As the prop person, my active involvement in the production is coming to an end. The vast majority of the props have now been assembled; there are a few I forgot to bring yesterday, and a few that are still being tracked down by the prop elves. We don’t know yet how the gravy will perform in reherasal, so there’s that; and I have a bit of a premonition that I have not heard the last of the Large Cake. (It’s all right. There is a Plan B.) But I digress. I was saying how the props are pretty much done.
The rest of this post, I should note, has spoilers in it. It’s about the prop baby.
The Marriage of Bette and Boo calls for a lot of props. This is partly because so much of it happens in kitchens and living rooms, while people are eating and drinking. But Durang also considered the props integral to the play–as one might deduce from the amount of time he spends giving would-be directors instructions about how to deal with them. On that evidence, the prop Durang is clearly most passionately invested in is the bundle that gets dropped, over and over, by the doctor who comes in to announce, after each of Bette’s deliveries, that the baby is dead.
Tragedy and dark comedy are both about the absurdity of human existence in a world of unjust and arbitrary suffering. Comedy just makes it funny. The prop baby is, to my mind, a perfect example of how The Marriage of Bette and Boo manages to get comedy out of Bette’s life without betraying the tragedy in it; and although many would not hesitate to identify the dead baby running gag as the most tasteless thing about this play’s humor, to me it is the most interesting thing about this play. The first time you see the doctor come out and drop the baby, it’s entirely unexpected and grotesquely inappropriate, which are two things that tend to provoke hysterical-in-the-more-clinical-sense laughter. The family’s reactions then become comic in themselves, as the audience recognizes their signature quirks in their individualized reactions to this absurd and hilariously unforeseen situation. So this looks like one of those Pythonesque “he’s not quite dead yet” things where the joke comes from our anxiety about the relationship between life and death (we know death is permanent, yet we have a hard time really believing that; plus, in live performance an actual ‘death’ is indistinguishable from playing dead, so that’s a whole new source of nervous laughter because we REALLY want to believe that being dead is completely different from being alive and yet it’s actually sometimes really not). In fact, though, we are laughing our asses off at a profoundly tragic irony. The doctor drops the baby, not because the doctor can’t tell the difference between a live baby and a dead one, but because the doctor represents the adult Matt’s perspective on his own birth. The doctor is the only character in this scene who knows what Matt the adult narrator knows: the babies are always dead.
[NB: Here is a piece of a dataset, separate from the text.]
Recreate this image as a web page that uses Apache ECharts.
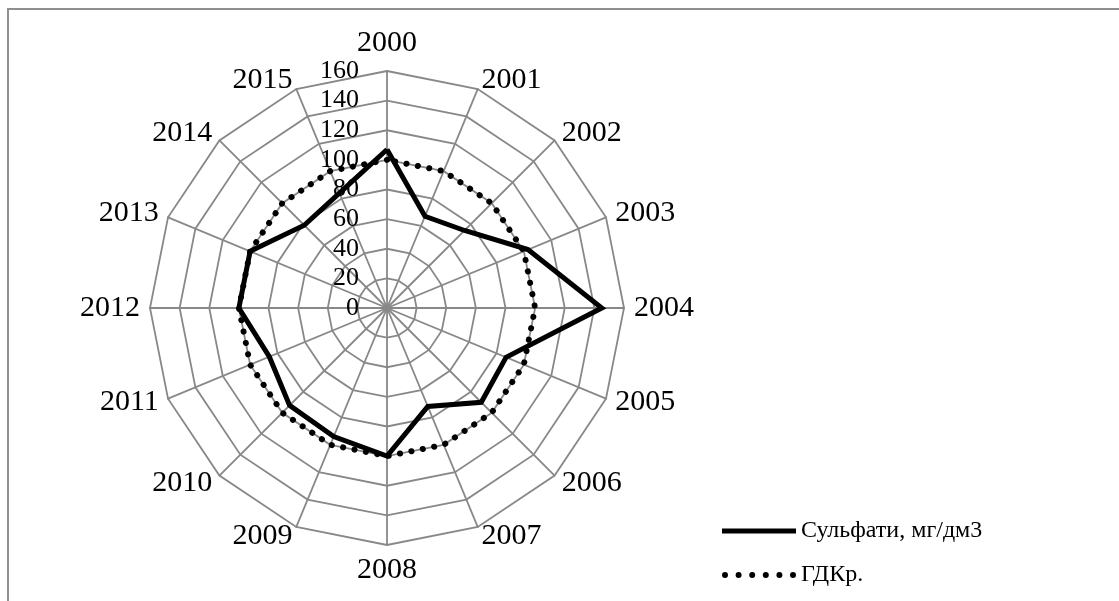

In solidarity with his siblings, perhaps–or maybe out of a desire to shake the unbearable responsibility of being Bette’s only living child–Matt represents himself at that moment as just another one of Bette’s dead babies, no different from the ones that come after him.
As the play goes on and the hospital scene is repeated multiple times (each with its own baby drop), the spectators and the other characters (Bette excepted) gradually come to share the sense of futility and exhaustion that Matt wrote into the scene of his own birth. We/they come to understand that the doctor represents the inexorability and indifference of the universe that condemns Bette to this fate; that the characters’ reactions to each death may hurt or help each other but have no effect on the baby itself; that there is actually nothing so horrible that constant repetition of it can’t desensitize us to it. It’s still funny; but for different reasons.
Corinna wanted to honor Durang’s intentions regarding the prop baby. Durang thinks it’s important that the prop baby not look too much like a real baby; he thinks that it’s better if you just have a baby-sized bundle that hits the floor with a thud. We are using real baby dolls, but they’re wrapped up to much you can only really see the faces. What’s most important, I think, is the thud. It’s funny–the word “thud” itself should communicate to you why thuds are funny–but I think it also, on a nonverbal level, conveys something about the way this feels to Bette and her family. Another hoped for and expected new arrival turns into a dead weight that hits the ground, heavily, and lies there. The assembled family members feel the impact with a kind of dull throb. The death registers as a kind of bass reverberation–felt more than heard, incomprehensible and impossible to articulate. How the death registers with Bette we don’t know. She’s always off stage when the baby drops.
The thud, for our prop babies, comes from a rice sock which is bundled in with the baby doll. A rice sock is a kind of homemade heating pad: you take an athletic sock, fill it with rice, tie a knot at the top, and then microwave it for about two minutes. You can then apply it to any part of your body that’s sore or tight or could use some circulation. The rice sock makes the perfect thud, and it keeps the plastic baby doll from bouncing. Since it’s heavier than the baby doll, it also ensures that the prop baby lands face up.
It was fun getting to hang out and make stuff yesterday; the show is just hitting that point where everything is getting real, and it’s all very exciting. My relationship with the physical world has not always been cordial; so I get a charge out of it every time I make an object that does what it’s supposed to do. I’m really looking forward to seeing them all in action.